PROVIDENCE — The first grant awards from a $50-million state housing bond have been divided among 20 development projects that are expected to break ground on more than 250 affordable apartments, condominiums and houses before the end of the year.
With 59 applicants seeking a total of $40.7 million, the Housing Resources Commission yesterday awarded $10 million to projects that it deemed to be well conceived, fiscally sound and ready to move forward.
Commission members said the decisions were difficult and ultimately came down to which projects were ready to move forward.
“We were oversubscribed. And we were oversubscribed with solid proposals,” said commission member Barbara Fields. “We received solid, strong applications from all over the state.”
The money will go to projects in a mix of cities — Newport, Pawtucket, Providence; suburban areas — Barrington, Bristol, Coventry, Lincoln, Narragansett, North Smithfield, South Kingstown, Tiverton and Warren; and rural areas — Burrillville, Exeter, Hopkinton and Scituate. There is also an approved project on Block Island.
Most of the money — about $7.5 million — will go toward rental units, with $2.5 million going to owner-occupied houses and condominiums.
Commission members said that in each case, the bond money will provide the last piece of funding needed for the projects — 10 of which are producing apartments and 10 of which are producing houses and condominiums — to be built.
The 10 rental projects are expected to produce a total of 388 units, of which 182 will be partially subsidized by the bond money. The other 10 are expected to produce 221 houses and condominiums, of which 73 will be subsidized by the bond money.
“It really is the last piece of the package,” said Joe Garlick, executive director of the NeighborWorks Blackstone River Valley development corporation, which received grants for projects in Burrillville and North Smithfield. “Now we can really proceed full steam ahead.”

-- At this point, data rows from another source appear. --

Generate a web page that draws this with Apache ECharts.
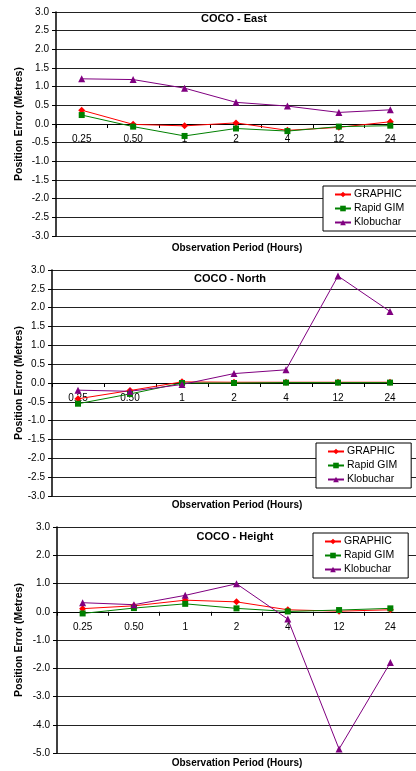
<!DOCTYPE html>
<html lang="en">
<head>
    <title>COCO position error</title>
    <meta charset="utf-8">
    <style>
        body { margin: 0; background: #fff; }
    </style>
</head>
<body>
<script type="text/javascript" src="https://cdn.jsdelivr.net/npm/echarts@6/dist/echarts.min.js"></script>
<div id="main" style="width: 416px;height: 771px"></div>
<script type="text/javascript">
    // observation periods (hours)
    var periods = ['0.25', '0.50', '1', '2', '4', '12', '24'];
    var seriesNames = ['GRAPHIC', 'Rapid GIM', 'Klobuchar'];

    // COCO - East
    var eastGraphic = [0.37, -0.01, -0.05, 0.03, -0.17, -0.09, 0.06];
    var eastRapid = [0.24, -0.07, -0.32, -0.12, -0.19, -0.07, -0.045];
    var eastKlob = [1.21, 1.19, 0.96, 0.58, 0.48, 0.31, 0.38];

    // COCO - North
    var northGraphic = [-0.42, -0.2, 0.03, 0.02, 0.02, 0.02, 0.02];
    var northRapid = [-0.55, -0.29, 0.0, 0.0, 0.01, 0.01, 0.01];
    var northKlob = [-0.19, -0.22, -0.04, 0.25, 0.35, 2.84, 1.9];

    // COCO - Height
    var heightGraphic = [0.11, 0.21, 0.41, 0.35, 0.07, 0.02, 0.07];
    var heightRapid = [-0.06, 0.13, 0.28, 0.12, 0.01, 0.06, 0.12];
    var heightKlob = [0.32, 0.25, 0.58, 0.99, -0.26, -4.86, -1.8];

    var colors = ['#ff0000', '#008000', '#800080'];
    var symbols = ['diamond', 'rect', 'triangle'];
    var font = 'Liberation Sans, Arial, sans-serif';

    var panels = [
        {title: 'COCO - East', data: [eastGraphic, eastRapid, eastKlob], min: -3, max: 3, step: 0.5,
         grid: {left: 56, top: 12, width: 362, height: 224}, titleY: 19, nameY: 248,
         legend: {left: 323, top: 186}},
        {title: 'COCO - North', data: [northGraphic, northRapid, northKlob], min: -3, max: 3, step: 0.5,
         grid: {left: 52, top: 270, width: 365, height: 226}, titleY: 279, nameY: 505,
         legend: {left: 316, top: 443}},
        {title: 'COCO - Height', data: [heightGraphic, heightRapid, heightKlob], min: -5, max: 3, step: 1,
         grid: {left: 57, top: 527, width: 363, height: 226}, titleY: 537, nameY: 763,
         legend: {left: 313, top: 533}}
    ];

    var grids = [], xAxes = [], yAxes = [], series = [], legends = [], texts = [];
    panels.forEach(function (p, k) {
        grids.push(p.grid);
        // the category axis sits on the 0.0 line: lift it from the grid bottom
        var zeroLift = (0 - p.min) / (p.max - p.min) * p.grid.height;
        xAxes.push({
            type: 'category',
            gridIndex: k,
            data: periods,
            boundaryGap: true,
            position: 'bottom',
            offset: -zeroLift,
            axisLine: {onZero: false, lineStyle: {color: '#000', width: 1}},
            axisTick: {show: true, length: 4, lineStyle: {color: '#000'}},
            axisLabel: {interval: 0, margin: 10.5, color: '#000', fontSize: 10, fontFamily: font},
            splitLine: {show: false}
        });
        yAxes.push({
            type: 'value',
            gridIndex: k,
            min: p.min,
            max: p.max,
            interval: p.step,
            name: 'Position Error (Metres)',
            nameLocation: 'middle',
            nameGap: p.grid.left - 25,   // keeps the name at the same x in every panel
            nameMoveOverlap: false,
            nameTextStyle: {fontWeight: 'bold', fontSize: 10.5, fontFamily: font, color: '#000'},
            axisLine: {show: true, lineStyle: {color: '#000', width: 1.5}},
            axisTick: {show: true, length: 4, lineStyle: {color: '#000'}},
            axisLabel: {margin: 7, color: '#000', fontSize: 10, fontFamily: font,
                formatter: function (v) { return v.toFixed(1); }},
            splitLine: {show: true, lineStyle: {color: '#222', width: 1}}
        });
        for (var s = 0; s < 3; s++) {
            series.push({
                name: seriesNames[s],
                type: 'line',
                xAxisIndex: k,
                yAxisIndex: k,
                data: p.data[s],
                symbol: symbols[s],
                symbolSize: s === 1 ? 6 : 7,
                color: colors[s],
                lineStyle: {width: 1, color: colors[s]},
                itemStyle: {color: colors[s]}
            });
        }
        legends.push({
            data: seriesNames,
            orient: 'vertical',
            left: p.legend.left,
            top: p.legend.top,
            padding: [3, 14, 3, 11],
            itemGap: 3,
            itemWidth: 16,
            itemHeight: 7,
            backgroundColor: '#fff',
            borderColor: '#000',
            borderWidth: 1,
            textStyle: {fontSize: 10.5, fontFamily: font, color: '#000', padding: [0, 0, 0, -2]}
        });
        texts.push({
            type: 'text',
            x: p.grid.left + 178,
            y: p.titleY,
            style: {text: p.title, textAlign: 'center', textVerticalAlign: 'middle',
                font: 'bold 11px Liberation Sans, Arial, sans-serif', fill: '#000'}
        });
        texts.push({
            type: 'text',
            x: 237,
            y: p.nameY,
            style: {text: 'Observation Period (Hours)', textAlign: 'center', textVerticalAlign: 'middle',
                font: 'bold 10px Liberation Sans, Arial, sans-serif', fill: '#000'}
        });
    });

    var myChart = echarts.init(document.getElementById('main'));
    myChart.setOption({
        animation: false,
        backgroundColor: '#fff',
        grid: grids,
        xAxis: xAxes,
        yAxis: yAxes,
        legend: legends,
        graphic: texts,
        series: series
    });
</script>
</body>
</html>
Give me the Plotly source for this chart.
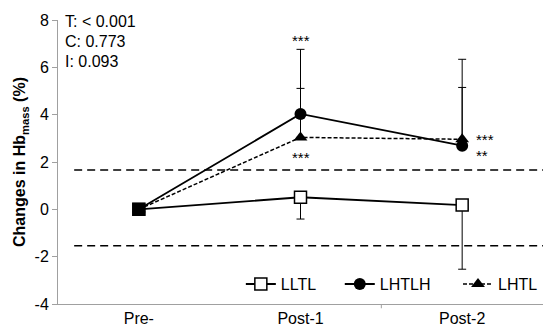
import plotly.graph_objects as go

categories = ["Pre-", "Post-1", "Post-2"]
x_pos = [0, 1, 2]

lltl = [0.0, 0.51, 0.18]
lltl_err_minus = [0.0, 0.92, 2.71]

lhtlh = [0.0, 4.03, 2.69]
lhtlh_err_plus = [0.0, 2.73, 3.65]

lhtl = [0.0, 3.04, 2.96]
lhtl_err_plus = [0.0, 2.07, 2.19]

ref_lines = [1.66, -1.54]

y_ticks = [-4, -2, 0, 2, 4, 6, 8]
y_ticklabels = ["-4", "-2", "0", "2", "4", "6", "8"]

stats_text = ["T: < 0.001", "C: 0.773", "I: 0.093"]

sig_labels = ["***", "***", "***", "**"]
sig_x = [1, 1, 2.075, 2.075]
sig_y = [7.15, 2.17, 2.96, 2.29]

FONT = "Liberation Sans, Arial, sans-serif"

fig = go.Figure()

fig.add_trace(go.Scatter(
    x=x_pos, y=lltl, name="LLTL", mode="lines+markers", legend="legend",
    line=dict(color="black", width=1.8),
    marker=dict(symbol="square", size=12, color="white", line=dict(color="black", width=1.5)),
    error_y=dict(type="data", symmetric=False, array=[0, 0, 0], arrayminus=lltl_err_minus,
                 color="black", thickness=1, width=4),
))
fig.add_trace(go.Scatter(
    x=x_pos, y=lhtlh, name="LHTLH", mode="lines+markers", legend="legend2",
    line=dict(color="black", width=1.8),
    marker=dict(symbol="circle", size=12, color="black"),
    error_y=dict(type="data", symmetric=False, array=lhtlh_err_plus, arrayminus=[0, 0, 0],
                 color="black", thickness=1, width=4),
))
fig.add_trace(go.Scatter(
    x=x_pos, y=lhtl, name="LHTL", mode="lines+markers", legend="legend3",
    line=dict(color="black", width=1.5, dash="4px,2px"),
    marker=dict(symbol="triangle-up", size=12, color="black"),
    error_y=dict(type="data", symmetric=False, array=lhtl_err_plus, arrayminus=[0, 0, 0],
                 color="black", thickness=1, width=4),
))
# overlapping baseline points at Pre- appear as a filled square
fig.add_trace(go.Scatter(
    x=x_pos[:1], y=lltl[:1], mode="markers", showlegend=False, hoverinfo="skip",
    marker=dict(symbol="square", size=13, color="black"),
))

for v in ref_lines:
    fig.add_shape(type="line", xref="x", yref="y", x0=-0.4, x1=2.5, y0=v, y1=v,
                  line=dict(color="black", width=1.5, dash="8px,5px"))

for i, t in enumerate(stats_text):
    fig.add_annotation(xref="paper", yref="paper", x=0.01, y=0.993 - i * 0.0687,
                       text=t, showarrow=False, xanchor="left", yanchor="middle",
                       font=dict(family=FONT, size=16, color="black"))

for lbl, sx, sy in zip(sig_labels, sig_x, sig_y):
    fig.add_annotation(x=sx, y=sy, text=lbl, showarrow=False,
                       xanchor="center" if sx == 1 else "left",
                       yanchor="middle", font=dict(family=FONT, size=15, color="black"))

leg_common = dict(orientation="h", y=0.07, yanchor="middle",
                  bgcolor="rgba(0,0,0,0)", font=dict(size=16), borderwidth=0)
fig.update_layout(
    width=543, height=331,
    margin=dict(l=58, r=0, t=20, b=27),
    plot_bgcolor="white", paper_bgcolor="white",
    font=dict(family=FONT, size=15, color="black"),
    showlegend=True,
    legend=dict(x=0.377, xanchor="left", **leg_common),
    legend2=dict(x=0.581, xanchor="left", **leg_common),
    legend3=dict(x=1.0, xanchor="right", **leg_common),
)
fig.update_xaxes(
    tickvals=x_pos, ticktext=categories, range=[-0.5, 2.5],
    showline=True, linecolor="#a0a0a0", linewidth=1, showgrid=False, zeroline=False,
    ticks="", tickfont=dict(size=16),
)
fig.update_yaxes(
    range=[-4, 8], tickvals=y_ticks, ticktext=y_ticklabels, showline=True,
    linecolor="#a0a0a0", linewidth=1,
    showgrid=False, zeroline=False, ticks="outside", ticklen=5, tickcolor="#a0a0a0",
    tickfont=dict(size=16),
    title=dict(text="<b>Changes in Hb<sub>mass</sub> (%)</b>", font=dict(size=16), standoff=4),
)
for xb in [1.5]:
    fig.add_shape(type="line", xref="x", yref="paper", x0=xb, x1=xb, y0=0, y1=-0.015,
                  line=dict(color="#a0a0a0", width=1))

fig.write_html("out.html")
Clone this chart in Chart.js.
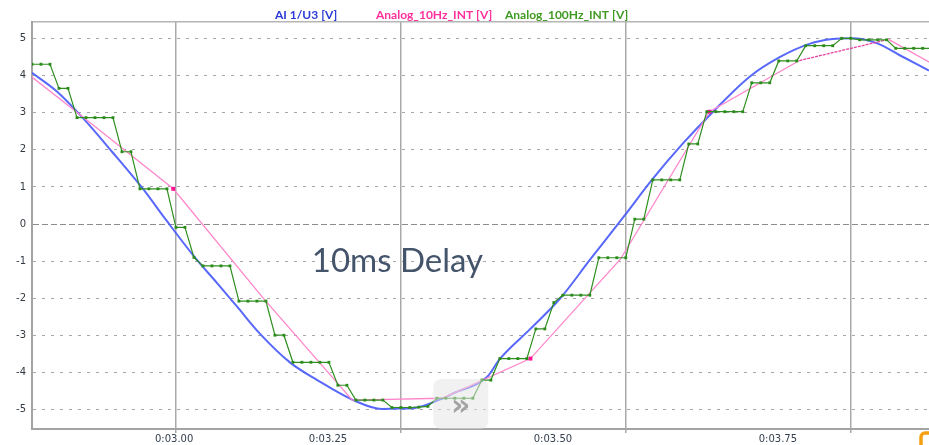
<!DOCTYPE html>
<html>
<head>
<meta charset="utf-8">
<script src="https://cdn.jsdelivr.net/npm/chart.js@4.4.1/dist/chart.umd.min.js"></script>
<style>
  html, body { margin: 0; padding: 0; background: #ffffff; }
  #wrap { width: 929px; height: 445px; }
</style>
</head>
<body>
<div id="wrap"><canvas id="c" width="929" height="445"></canvas></div>
<script>
// Raw input signal AI 1/U3 (time in s, volts)
const sineTimes = [2.840, 2.868, 2.897, 2.929, 2.963, 2.989, 3.021, 3.046, 3.068, 3.093, 3.127, 3.157,
                   3.197, 3.229, 3.249, 3.268, 3.297, 3.308, 3.346, 3.360, 3.393, 3.427, 3.460, 3.499,
                   3.529, 3.563, 3.597, 3.638, 3.671, 3.704, 3.730, 3.752, 3.779, 3.804, 3.837];
const sineVolts = [4.08, 3.57, 2.85, 1.95, 0.96, 0.11, -0.90, -1.60, -2.23, -2.95, -3.74, -4.21,
                   -4.75, -4.99, -4.98, -4.95, -4.70, -4.57, -4.12, -3.64, -2.85, -2.01, -0.97, 0.24,
                   1.19, 2.16, 3.03, 3.98, 4.50, 4.86, 4.99, 5.01, 4.88, 4.56, 4.14];

// 10 Hz integrated channel
const tenHzTimes = [2.797, 2.897, 2.997, 3.097, 3.196, 3.296, 3.394, 3.494, 3.593, 3.693, 3.792, 3.892];
const tenHzVolts = [4.78, 2.88, 0.95, -2.00, -4.75, -4.70, -3.63, -0.95, 3.03, 4.41, 4.98, 3.63];

// 100 Hz integrated channel
const hundredHzTimes = [
  2.84, 2.85, 2.86, 2.87, 2.88, 2.89, 2.90, 2.91, 2.92, 2.93,
  2.94, 2.95, 2.96, 2.97, 2.98, 2.99, 3.00, 3.01, 3.02, 3.03,
  3.04, 3.05, 3.06, 3.07, 3.08, 3.09, 3.10, 3.11, 3.12, 3.13,
  3.14, 3.15, 3.16, 3.17, 3.18, 3.19, 3.20, 3.21, 3.22, 3.23,
  3.24, 3.25, 3.26, 3.27, 3.28, 3.29, 3.30, 3.31, 3.32, 3.33,
  3.34, 3.35, 3.36, 3.37, 3.38, 3.39, 3.40, 3.41, 3.42, 3.43,
  3.44, 3.45, 3.46, 3.47, 3.48, 3.49, 3.50, 3.51, 3.52, 3.53,
  3.54, 3.55, 3.56, 3.57, 3.58, 3.59, 3.60, 3.61, 3.62, 3.63,
  3.64, 3.65, 3.66, 3.67, 3.68, 3.69, 3.70, 3.71, 3.72, 3.73,
  3.74, 3.75, 3.76, 3.77, 3.78, 3.79, 3.80, 3.81, 3.82, 3.83,
  3.84];
const hundredHzVolts = [
  4.31, 4.31, 4.31, 3.66, 3.66, 2.87, 2.87, 2.87, 2.87, 2.87,
  1.95, 1.95, 0.95, 0.95, 0.95, 0.95, -0.09, -0.09, -0.90, -1.13,
  -1.13, -1.13, -1.13, -2.08, -2.08, -2.08, -2.08, -3.00, -3.00, -3.73,
  -3.73, -3.73, -3.73, -3.73, -4.35, -4.35, -4.75, -4.75, -4.75, -4.75,
  -4.95, -4.95, -4.95, -4.94, -4.92, -4.70, -4.70, -4.70, -4.70, -4.70,
  -4.21, -4.21, -3.63, -3.63, -3.63, -3.63, -2.83, -2.83, -2.12, -1.92,
  -1.92, -1.92, -1.92, -0.91, -0.91, -0.91, -0.91, 0.13, 0.13, 1.19,
  1.19, 1.19, 1.19, 2.16, 2.16, 3.03, 3.03, 3.03, 3.03, 3.03,
  3.81, 3.81, 3.81, 4.40, 4.40, 4.40, 4.81, 4.81, 4.81, 4.81,
  5.01, 5.01, 4.97, 4.97, 4.97, 4.97, 4.74, 4.74, 4.74, 4.74,
  4.74];

// Time axis
const timeMin = 2.840;
const timeMax = 3.837;
const gridTimes = [3.00, 3.25, 3.50, 3.75];
const tickLabelTimes = [2.998, 3.169, 3.419, 3.669];
const tickLabels = ['0:03.00', '0:03.25', '0:03.50', '0:03.75'];

// Value axis
const voltMin = -5.53;
const voltMax = 5.45;

// 10 Hz samples that carry a marker, and the segment drawn in the darker tone
const markedTenHz = [2, 6, 8];
const darkTenHzSegment = 9;

const toPoints = (ts, vs) => ts.map((t, i) => ({ x: t, y: vs[i] }));

// Channel header row above the plot, one coloured name per channel
const channelHeader = {
  id: 'channelHeader',
  afterDraw(chart) {
    const { ctx } = chart;
    const starts = [275, 376, 505];
    ctx.save();
    ctx.font = 'bold 12px Lato';
    ctx.textAlign = 'left';
    ctx.textBaseline = 'alphabetic';
    chart.data.datasets.forEach((ds, i) => {
      ctx.fillStyle = ds.legendColor;
      ctx.fillText(ds.label, starts[i], 19);
    });
    ctx.restore();
  }
};

const decor = {
  id: 'decor',
  afterDatasetsDraw(chart) {
    const { ctx, chartArea, scales: { x, y } } = chart;
    ctx.save();
    // annotation text
    ctx.font = '33px Lato';
    ctx.fillStyle = '#44546a';
    ctx.textAlign = 'left';
    ctx.textBaseline = 'alphabetic';
    ctx.fillText('10ms Delay', x.getPixelForValue(3.151), y.getPixelForValue(-1.30));

    // scroll button on the plot floor
    const bx = x.getPixelForValue(3.286), bw = 55, bh = 50;
    const by = chartArea.bottom - bh;
    ctx.fillStyle = 'rgba(228,228,228,0.5)';
    ctx.beginPath();
    ctx.roundRect(bx, by, bw, bh, 8);
    ctx.fill();
    ctx.fillStyle = '#a3a3a3';
    ctx.font = 'bold 30px "DejaVu Sans"';
    ctx.textAlign = 'center';
    ctx.textBaseline = 'middle';
    ctx.fillText('\u00bb', bx + bw / 2, by + 28);
    ctx.restore();
  },
  afterDraw(chart) {
    const { ctx, width, height } = chart;
    ctx.save();
    ctx.strokeStyle = '#f5a010';
    ctx.lineWidth = 3.5;
    ctx.beginPath();
    ctx.roundRect(width - 8, height - 12, 16, 16, 4);
    ctx.stroke();
    ctx.restore();
  }
};

new Chart(document.getElementById('c'), {
  type: 'line',
  data: {
    datasets: [
      {
        label: 'AI 1/U3 [V]',
        legendColor: '#2b3bd6',
        data: toPoints(sineTimes, sineVolts),
        borderColor: 'rgba(70,88,250,0.9)',
        borderWidth: 2,
        pointRadius: 0,
        cubicInterpolationMode: 'monotone',
        order: 2
      },
      {
        label: 'Analog_10Hz_INT [V]',
        legendColor: '#ff2f9c',
        data: toPoints(tenHzTimes, tenHzVolts),
        borderColor: '#ff86cb',
        borderWidth: 1.3,
        segment: {
          borderColor: ctx => ctx.p0DataIndex === darkTenHzSegment ? '#e8409e' : undefined,
          borderDash: ctx => ctx.p0DataIndex === darkTenHzSegment ? [3, 1] : undefined
        },
        pointStyle: 'rect',
        pointRadius: ctx => markedTenHz.includes(ctx.dataIndex) ? 2.8 : 0,
        pointBackgroundColor: '#ff1493',
        pointBorderWidth: 0,
        tension: 0,
        order: 1
      },
      {
        label: 'Analog_100Hz_INT [V]',
        legendColor: '#3f9a22',
        data: toPoints(hundredHzTimes, hundredHzVolts),
        borderColor: '#2f8f1f',
        borderWidth: 1.2,
        pointStyle: 'rect',
        pointRadius: 2,
        pointBackgroundColor: '#2a8a1a',
        pointBorderWidth: 0,
        tension: 0,
        order: 0
      }
    ]
  },
  options: {
    responsive: false,
    animation: false,
    devicePixelRatio: 1,
    layout: { autoPadding: false, padding: { top: 22, left: 0, right: 0, bottom: 0 } },
    plugins: {
      tooltip: { enabled: false },
      legend: { display: false }
    },
    scales: {
      x: {
        type: 'linear',
        position: 'bottom',
        weight: 0,
        min: timeMin,
        max: timeMax,
        afterBuildTicks(axis) { axis.ticks = gridTimes.map(v => ({ value: v })); },
        ticks: { display: false },
        grid: { color: '#a9a9a9', lineWidth: 1.5, drawTicks: true, tickLength: 4, tickColor: '#a9a9a9' },
        border: { display: true, color: '#a3a3a3', width: 2 }
      },
      xLab: {
        type: 'linear',
        position: 'bottom',
        weight: 1,
        min: timeMin,
        max: timeMax,
        afterBuildTicks(axis) { axis.ticks = tickLabelTimes.map(v => ({ value: v })); },
        afterFit(axis) { axis.height = 12; },
        ticks: {
          autoSkip: false,
          maxRotation: 0,
          padding: 0,
          color: '#34404f',
          font: { family: 'DejaVu Sans', size: 10 },
          callback: (v, i) => tickLabels[i]
        },
        grid: { display: false, drawTicks: false },
        border: { display: false }
      },
      xTop: {
        type: 'linear',
        position: 'top',
        min: timeMin,
        max: timeMax,
        ticks: { display: false },
        grid: { display: false, drawTicks: false },
        border: { display: true, color: '#b5b5b5', width: 1.5 }
      },
      y: {
        type: 'linear',
        min: voltMin,
        max: voltMax,
        afterFit(axis) { axis.width = 32; },
        ticks: {
          stepSize: 1,
          includeBounds: false,
          padding: 6,
          color: '#333a44',
          font: { family: 'DejaVu Sans', size: 10 }
        },
        grid: {
          drawTicks: false,
          lineWidth: 1,
          color: ctx => (ctx.tick && ctx.tick.value === 0) ? '#8c8c8c' : '#a6a6a6'
        },
        border: {
          display: true,
          color: '#a3a3a3',
          width: 2,
          dash: ctx => (ctx.tick && ctx.tick.value === 0) ? [6, 3] : [3, 6]
        }
      }
    }
  },
  plugins: [decor, channelHeader]
});
</script>
</body>
</html>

Applicants were not required to have all their financing sources and local approvals in hand to apply, and many of the proposals were strong even with those pieces missing, commission members said. With that in mind, commissioners said many of the applicants should plan to reapply for future rounds of the bond money.
“There were some good proposals on the table that weren’t funded for various reasons, and hopefully at some point in time they will be funded,” said commissioner Joseph Caffey.
Fields said the applications were ranked by staff members at Rhode Island Housing and then presented to a subcommittee of commissioners and people representing the groups such as the disabled, private developers, cities and towns and the real-estate industry. The group met once to review its charge and then met to review applications and decide which would get the money, said Fields, who chaired the group.
“There was debate,” she said. “I will tell you, we debated back and forth.”
In some cases, applications that ranked highest going into the subcommittee meeting received no money. A plan to build 22 affordable condominiums in Smithfield ranked highest among the home-ownership applications after the staff review but was not financed because it still faces zoning hurdles, said Fields and commission Chairwoman Susan Baxter.
Housing advocates pushed for the bond last year to jump-start the development of affordable housing in Rhode Island. With $50 million available over four years, the bond is expected to leverage $450 million from public and private sources, helping to produce up to 2,000 affordable apartments and houses.
The commission has $12.5 million to award during this fiscal year but held back on $2.5 million because some of the rental applications, while considered strong, were not ready to proceed. The General Assembly has stipulated that 80 percent of the bond money must go toward rental units, deemed to be a greater need.
Housing is generally considered affordable when no more than 30 percent of a household’s income is spent on rent or on a mortgage, taxes and insurance. To be affordable in Rhode Island, a housing unit must have income restrictions and it must rent or sell at a below-market price made possible through a subsidy.
The bond-funded rental units must be targeted to families making no more than 80 percent of the median income — about $59,000 for a family of four — while bond-funded owner-occupied units must be targeted to families making no more than 100 percent of the median income — about $70,000 for a family of four.
The state also provides money for affordable housing through the Neighborhood Opportunities Program, which is targeted to families making less than 30 percent of the median income. About $40 million has been awarded since 2001, helping to produce more than 1,049 units, said Noreen Shawcross, the commission’s executive director.